Plus récemment, des chercheurs de l’Université d’East Anglia, au Royaume-Uni, ont montré que les fausses informations sur la COVID-19 tendaient à circuler plus rapidement que les vraies et à « aggraver l’épidémie ». Une situation qui inquiète au plus haut point le secrétaire général de l’ONU, António Guterres. « Une épidémie de désinformation se répand », dénonçait-il en avril dernier. Lors de la première rencontre sur l’infodémiologie de l’Organisation mondiale de la santé (OMS) qui s’est tenue en juillet, l’organisme a réitéré l’importance de mettre en place des pratiques visant à prévenir la diffusion d’informations fausses ou trompeuses, à les détecter et à y répondre.

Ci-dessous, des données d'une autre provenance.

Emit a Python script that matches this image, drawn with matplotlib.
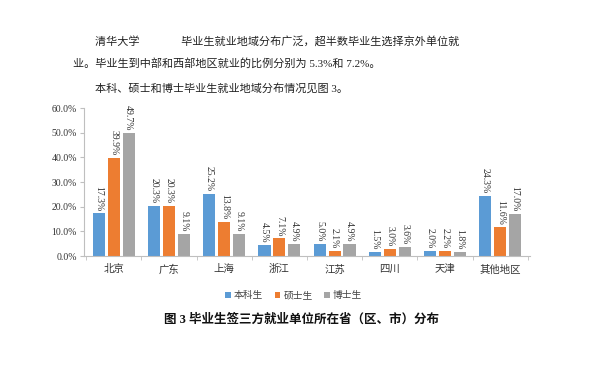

Exacerbation des tensions socioculturelles

La chercheuse Claire Wardle est l’une des sommités mondiales sur la désinformation — qu’elle préfère d’ailleurs nommer «  désordre de l’information  ». En 2017, dans un rapport commandé par le Conseil de l’Europe et rédigé en collaboration avec le célèbre blogueur irano-canadien Hossein Derakhshan, elle rappelait que les fausses nouvelles, très souvent, « exacerbent les divisions socio-culturelles en jouant sur les tensions nationalistes, ethniques, raciales et religieuses ».

Pire, selon la politologue américaine Kelly M. Greenhill, citée par Wardle, « ces types de messages permettent aux idées discriminatoires et provocatrices d’entrer dans le discours public et d’être traitées comme des faits. Une fois installées, ces idées peuvent alors être utilisées pour désigner des boucs émissaires, normaliser les préjugés et affermir la mentalité consistant à opposer nous et eux. » Un exemple récent : les actes violents commis à l’égard de personnes issues de communautés asiatiques, jugées par association comme « responsables » de la pandémie de COVID-19.

Accroissement de la violence

En exacerbant les tensions sociales, la désinformation peut mener jusqu’à des actions violentes – qu’elles soient commises dans la sphère intime lors d’un désaccord entre proches ou qu’elles soient de nature collective.

Un exemple, cité en 2017 par la chercheuse américaine Samantha Stanley, est l’émeute causée par une foule de 500 personnes au Myanmar à la suite de la « publication sur Facebook d’une rumeur non fondée selon laquelle le propriétaire musulman d’une boutique de thé aurait violé une employée bouddhiste ». Deux personnes ont été tuées lors de ce malencontreux événement.

Dans un univers numérique dominé par des algorithmes organisant les informations en chambres d’échos qui réduisent la diversité des sources auxquelles chacun est exposé, ces phénomènes ne risquent pas de s’amenuiser. Aussi, la vigilance est plus que jamais de mise.